Rows from a dataset of charts and code
————
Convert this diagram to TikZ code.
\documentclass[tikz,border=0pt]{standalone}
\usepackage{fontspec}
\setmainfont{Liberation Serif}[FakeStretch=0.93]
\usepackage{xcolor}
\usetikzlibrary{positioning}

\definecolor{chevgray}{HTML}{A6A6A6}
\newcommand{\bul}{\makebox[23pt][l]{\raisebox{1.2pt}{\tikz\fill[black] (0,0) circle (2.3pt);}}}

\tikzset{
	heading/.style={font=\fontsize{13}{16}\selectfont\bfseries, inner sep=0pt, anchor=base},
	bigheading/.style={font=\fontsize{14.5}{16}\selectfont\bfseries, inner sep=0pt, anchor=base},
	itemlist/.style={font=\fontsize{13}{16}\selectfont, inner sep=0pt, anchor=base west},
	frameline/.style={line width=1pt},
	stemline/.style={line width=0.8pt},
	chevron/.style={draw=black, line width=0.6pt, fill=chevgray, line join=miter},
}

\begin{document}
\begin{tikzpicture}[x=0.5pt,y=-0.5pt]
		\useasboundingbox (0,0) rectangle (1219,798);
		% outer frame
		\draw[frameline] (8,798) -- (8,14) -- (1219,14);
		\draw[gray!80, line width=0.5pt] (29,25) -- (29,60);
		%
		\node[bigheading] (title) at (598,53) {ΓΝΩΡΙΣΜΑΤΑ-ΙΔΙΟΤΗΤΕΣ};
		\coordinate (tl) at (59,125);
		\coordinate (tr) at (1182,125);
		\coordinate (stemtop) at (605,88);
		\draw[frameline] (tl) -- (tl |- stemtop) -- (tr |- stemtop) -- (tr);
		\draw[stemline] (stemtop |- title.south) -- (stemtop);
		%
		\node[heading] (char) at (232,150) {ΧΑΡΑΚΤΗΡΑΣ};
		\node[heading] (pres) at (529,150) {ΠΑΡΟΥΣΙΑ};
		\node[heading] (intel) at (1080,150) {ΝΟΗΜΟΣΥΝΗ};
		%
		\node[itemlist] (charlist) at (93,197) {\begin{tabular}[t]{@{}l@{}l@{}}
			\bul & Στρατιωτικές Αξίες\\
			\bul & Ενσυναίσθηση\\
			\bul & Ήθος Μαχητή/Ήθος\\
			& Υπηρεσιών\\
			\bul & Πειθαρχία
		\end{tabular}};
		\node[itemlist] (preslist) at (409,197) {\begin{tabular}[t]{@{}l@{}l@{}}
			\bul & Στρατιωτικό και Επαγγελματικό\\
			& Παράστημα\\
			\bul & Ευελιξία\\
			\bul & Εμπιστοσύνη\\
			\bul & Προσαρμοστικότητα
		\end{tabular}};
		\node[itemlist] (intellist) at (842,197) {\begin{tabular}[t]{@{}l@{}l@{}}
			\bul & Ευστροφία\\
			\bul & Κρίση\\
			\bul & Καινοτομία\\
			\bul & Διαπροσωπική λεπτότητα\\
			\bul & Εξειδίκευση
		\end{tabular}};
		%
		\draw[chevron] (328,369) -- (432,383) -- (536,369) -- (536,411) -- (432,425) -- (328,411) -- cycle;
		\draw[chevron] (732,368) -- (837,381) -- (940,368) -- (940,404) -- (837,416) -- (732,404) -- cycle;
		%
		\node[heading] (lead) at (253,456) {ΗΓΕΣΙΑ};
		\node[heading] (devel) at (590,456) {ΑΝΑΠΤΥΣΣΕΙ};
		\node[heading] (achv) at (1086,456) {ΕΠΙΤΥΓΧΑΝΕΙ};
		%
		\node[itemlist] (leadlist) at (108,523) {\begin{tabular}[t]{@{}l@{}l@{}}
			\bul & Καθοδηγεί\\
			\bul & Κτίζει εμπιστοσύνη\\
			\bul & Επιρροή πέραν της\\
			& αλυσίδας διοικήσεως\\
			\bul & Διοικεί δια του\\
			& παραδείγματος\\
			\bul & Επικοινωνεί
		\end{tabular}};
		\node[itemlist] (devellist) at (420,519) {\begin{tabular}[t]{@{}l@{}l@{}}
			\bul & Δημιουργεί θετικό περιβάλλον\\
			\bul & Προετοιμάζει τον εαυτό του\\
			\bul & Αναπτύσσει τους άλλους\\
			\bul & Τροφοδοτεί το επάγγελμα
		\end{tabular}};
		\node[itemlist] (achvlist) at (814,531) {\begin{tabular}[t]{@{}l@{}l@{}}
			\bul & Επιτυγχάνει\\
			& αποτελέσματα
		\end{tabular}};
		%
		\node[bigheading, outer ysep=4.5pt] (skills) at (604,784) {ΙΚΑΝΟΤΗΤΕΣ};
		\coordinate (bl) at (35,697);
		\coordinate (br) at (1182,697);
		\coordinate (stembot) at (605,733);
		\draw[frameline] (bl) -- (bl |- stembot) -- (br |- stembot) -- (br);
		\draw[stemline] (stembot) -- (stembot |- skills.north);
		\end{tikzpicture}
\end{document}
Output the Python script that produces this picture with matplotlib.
————
Would you copy out each line exactly as written?

**Written reply**
Convert this diagram to TikZ code.
\documentclass[tikz,border=0pt]{standalone}
\usepackage{fontspec}
\setmainfont{Liberation Serif}[FakeStretch=0.93]
\usepackage{xcolor}
\usetikzlibrary{positioning}

\definecolor{chevgray}{HTML}{A6A6A6}
\newcommand{\bul}{\makebox[23pt][l]{\raisebox{1.2pt}{\tikz\fill[black] (0,0) circle (2.3pt);}}}

\tikzset{
	heading/.style={font=\fontsize{13}{16}\selectfont\bfseries, inner sep=0pt, anchor=base},
	bigheading/.style={font=\fontsize{14.5}{16}\selectfont\bfseries, inner sep=0pt, anchor=base},
	itemlist/.style={font=\fontsize{13}{16}\selectfont, inner sep=0pt, anchor=base west},
	frameline/.style={line width=1pt},
	stemline/.style={line width=0.8pt},
	chevron/.style={draw=black, line width=0.6pt, fill=chevgray, line join=miter},
}

\begin{document}
\begin{tikzpicture}[x=0.5pt,y=-0.5pt]
		\useasboundingbox (0,0) rectangle (1219,798);
		% outer frame
		\draw[frameline] (8,798) -- (8,14) -- (1219,14);
		\draw[gray!80, line width=0.5pt] (29,25) -- (29,60);
		%
		\node[bigheading] (title) at (598,53) {ΓΝΩΡΙΣΜΑΤΑ-ΙΔΙΟΤΗΤΕΣ};
		\coordinate (tl) at (59,125);
		\coordinate (tr) at (1182,125);
		\coordinate (stemtop) at (605,88);
		\draw[frameline] (tl) -- (tl |- stemtop) -- (tr |- stemtop) -- (tr);
		\draw[stemline] (stemtop |- title.south) -- (stemtop);
		%
		\node[heading] (char) at (232,150) {ΧΑΡΑΚΤΗΡΑΣ};
		\node[heading] (pres) at (529,150) {ΠΑΡΟΥΣΙΑ};
		\node[heading] (intel) at (1080,150) {ΝΟΗΜΟΣΥΝΗ};
		%
		\node[itemlist] (charlist) at (93,197) {\begin{tabular}[t]{@{}l@{}l@{}}
			\bul & Στρατιωτικές Αξίες\\
			\bul & Ενσυναίσθηση\\
			\bul & Ήθος Μαχητή/Ήθος\\
			& Υπηρεσιών\\
			\bul & Πειθαρχία
		\end{tabular}};
		\node[itemlist] (preslist) at (409,197) {\begin{tabular}[t]{@{}l@{}l@{}}
			\bul & Στρατιωτικό και Επαγγελματικό\\
			& Παράστημα\\
			\bul & Ευελιξία\\
			\bul & Εμπιστοσύνη\\
			\bul & Προσαρμοστικότητα
		\end{tabular}};
		\node[itemlist] (intellist) at (842,197) {\begin{tabular}[t]{@{}l@{}l@{}}
			\bul & Ευστροφία\\
			\bul & Κρίση\\
			\bul & Καινοτομία\\
			\bul & Διαπροσωπική λεπτότητα\\
			\bul & Εξειδίκευση
		\end{tabular}};
		%
		\draw[chevron] (328,369) -- (432,383) -- (536,369) -- (536,411) -- (432,425) -- (328,411) -- cycle;
		\draw[chevron] (732,368) -- (837,381) -- (940,368) -- (940,404) -- (837,416) -- (732,404) -- cycle;
		%
		\node[heading] (lead) at (253,456) {ΗΓΕΣΙΑ};
		\node[heading] (devel) at (590,456) {ΑΝΑΠΤΥΣΣΕΙ};
		\node[heading] (achv) at (1086,456) {ΕΠΙΤΥΓΧΑΝΕΙ};
		%
		\node[itemlist] (leadlist) at (108,523) {\begin{tabular}[t]{@{}l@{}l@{}}
			\bul & Καθοδηγεί\\
			\bul & Κτίζει εμπιστοσύνη\\
			\bul & Επιρροή πέραν της\\
			& αλυσίδας διοικήσεως\\
			\bul & Διοικεί δια του\\
			& παραδείγματος\\
			\bul & Επικοινωνεί
		\end{tabular}};
		\node[itemlist] (devellist) at (420,519) {\begin{tabular}[t]{@{}l@{}l@{}}
			\bul & Δημιουργεί θετικό περιβάλλον\\
			\bul & Προετοιμάζει τον εαυτό του\\
			\bul & Αναπτύσσει τους άλλους\\
			\bul & Τροφοδοτεί το επάγγελμα
		\end{tabular}};
		\node[itemlist] (achvlist) at (814,531) {\begin{tabular}[t]{@{}l@{}l@{}}
			\bul & Επιτυγχάνει\\
			& αποτελέσματα
		\end{tabular}};
		%
		\node[bigheading, outer ysep=4.5pt] (skills) at (604,784) {ΙΚΑΝΟΤΗΤΕΣ};
		\coordinate (bl) at (35,697);
		\coordinate (br) at (1182,697);
		\coordinate (stembot) at (605,733);
		\draw[frameline] (bl) -- (bl |- stembot) -- (br |- stembot) -- (br);
		\draw[stemline] (stembot) -- (stembot |- skills.north);
		\end{tikzpicture}
\end{document}
Output the Python script that produces this picture with matplotlib.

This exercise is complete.